Trucker Sleep Deficit

Trucker sleep deficit is one of the main causes of trucking accidents. Trucker sleep deficit can also cause truck drivers chronic health problems when endured on a continuous basis. Recently, new laws have been put in place in an attempt to combat crashes and issues associated with trucker sleep deficit.

Trucker Sleep Deficit Laws

The newest hours of service regulations went into effect July 1, 2013. The new law prevents truck drivers from working more than 70 hours a week on average. If a driver has exceeded the 70 hour limit, an exception can be made allowing the driver to work more hours in the week if the driver rests for at least 34 hours. Drivers must also take a 30 minute break within the first eight hours of driving. This newest law was published in December of 2011, but trucking companies were allowed an 18 month window to implement the standard.

Hours of Service Law

In 2004, an hours of service law was passed that prohibited truckers from working more than 14 hours in a day, with no more than 11 hours of the day spent driving. This law did not have the impact that it was expected to on truck accident statistics. This standard is still in place within the newest hours of service law; however more stringent standards have been put in place surrounding those hours. The newest law is expected to yield greater results in terms of truck safety, preventing approximately 1,400 crashes per year. Companies that fail to comply with the new laws will face penalties.

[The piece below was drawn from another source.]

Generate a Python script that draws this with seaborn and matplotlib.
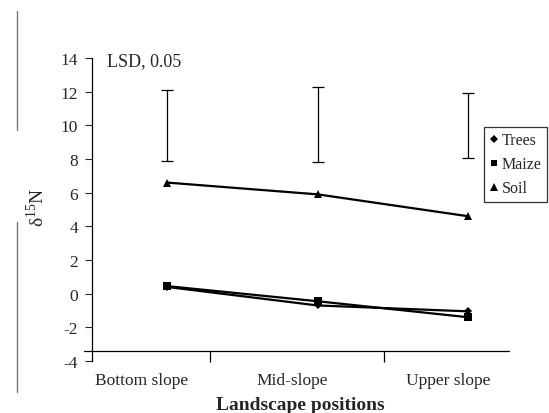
import numpy as np
import pandas as pd
import seaborn as sns
import matplotlib.pyplot as plt
from matplotlib.lines import Line2D

# values
positions = ["Bottom slope", "Mid-slope", "Upper slope"]
trees = [0.40, -0.70, -1.05]
maize = [0.45, -0.45, -1.40]
soil = [6.60, 5.90, 4.60]
lsd_low = [7.9, 7.85, 8.05]
lsd_high = [12.1, 12.25, 11.95]
y_ticks = [-4, -2, 0, 2, 4, 6, 8, 10, 12, 14]

sns.set_theme(style="white")
plt.rcParams['font.family'] = ['Liberation Serif', 'DejaVu Serif']
plt.rcParams['mathtext.fontset'] = 'custom'
plt.rcParams['mathtext.rm'] = 'Liberation Serif'
plt.rcParams['axes.unicode_minus'] = False

df = pd.DataFrame({
    'pos': list(range(3)) * 3,
    'value': trees + maize + soil,
    'Series': ['Trees'] * 3 + ['Maize'] * 3 + ['Soil'] * 3,
})

fig = plt.figure(figsize=(5.49, 4.14), dpi=100)
ax = fig.add_axes([0.1676, 0.1256, 0.7596, 0.7319])

markers = {'Trees': 'D', 'Maize': 's', 'Soil': '^'}
sizes = {'Trees': 4.5, 'Maize': 5.5, 'Soil': 6}
for name in ['Trees', 'Maize', 'Soil']:
    sns.lineplot(data=df[df['Series'] == name], x='pos', y='value', ax=ax,
                 color='black', lw=1.6, marker=markers[name],
                 markersize=sizes[name], markeredgewidth=0, legend=False)

# LSD bars
mid = (np.array(lsd_low) + np.array(lsd_high)) / 2
half = (np.array(lsd_high) - np.array(lsd_low)) / 2
ax.errorbar(range(3), mid, yerr=half, fmt='none', ecolor='black',
            elinewidth=0.9, capsize=4, capthick=0.9)
ax.text(0.036, 0.99, "LSD, 0.05", transform=ax.transAxes, fontsize=13,
        va='center', ha='left')

ax.set_xlim(-0.498, 2.272)
ax.set_ylim(-4, 14)
ax.set_yticks(y_ticks)
ax.tick_params(axis='y', direction='out', length=5, width=0.8, labelsize=12.5,
               left=True, pad=5)
ax.set_xticks([-0.17, 0.83, 1.87])
ax.set_xticklabels(positions, fontsize=12.5)
ax.tick_params(axis='x', length=0, pad=8)

for s in ['top', 'right', 'bottom']:
    ax.spines[s].set_visible(False)
ax.spines['left'].set_linewidth(0.9)
ax.spines['left'].set_color('black')

# horizontal axis line sits a little above the bottom of the y range
ax.plot([-0.55, 2.272], [-3.4, -3.4], color='black', lw=0.9, clip_on=False)
ax.vlines([0.286, 1.44], -4.05, -3.4, color='black', lw=0.9, clip_on=False)

ax.set_xlabel("Landscape positions", fontsize=14, fontweight='bold', labelpad=6)
ax.set_ylabel("δ$^{\\mathrm{15}}$N", fontsize=14)
ax.yaxis.set_label_coords(-0.105, 0.51)

handles = [Line2D([], [], color='black', marker=markers[n], ls='none',
                  markersize=sizes[n] - 0.5, markeredgewidth=0)
           for n in ['Trees', 'Maize', 'Soil']]
leg = ax.legend(handles, ['Trees', 'Maize', 'Soil'], loc='upper left',
                bbox_to_anchor=(0.941, 0.773), fontsize=11.5, frameon=True,
                fancybox=False, handlelength=0.5, handletextpad=0.25,
                borderpad=0.35, labelspacing=0.5, borderaxespad=0)
leg.get_frame().set_edgecolor('black')
leg.get_frame().set_linewidth(0.9)

# grey stray lines on the left edge of the original
fig.add_artist(Line2D([17 / 549, 17 / 549], [1 - 12 / 414, 1 - 131 / 414],
                      color='#777777', lw=1))
fig.add_artist(Line2D([17 / 549, 17 / 549], [1 - 223 / 414, 1 - 393 / 414],
                      color='#777777', lw=1))

fig.savefig("out.png", dpi=100)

Trucker Sleep Deficit and Accidents

Sleep deficit results in fatigue, which can impair drivers’ ability to respond and react. In some states drivers that are affected by sleep deficit cause more fatalities and injuries than drivers impaired by alcohol or drugs. Falling asleep at the wheel has the highest likelihood for causing fatalities and injuries, but drivers that are fatigued in general have a much higher probability of going off the road or failing to avoid accidents.

Preventing Sleep Deficit Accidents

Lawmakers are optimistic that the new hours of service laws will help to prevent many trucker sleep deficit related accidents. There is also preliminary talk of requiring long-haul truckers to be tested for sleep apnea, as sleep apnea can cause some of the same symptoms of sleep deprivation as lack of sleep. Rumble strips, also called wake-up bumps, are in place on most major highways to alert drivers that they have gone too far onto the shoulder of the road. These prevention methods are in place to protect the safety of truckers and other drivers, but all drivers are personally responsible for ensuring proper awareness before getting behind the wheel.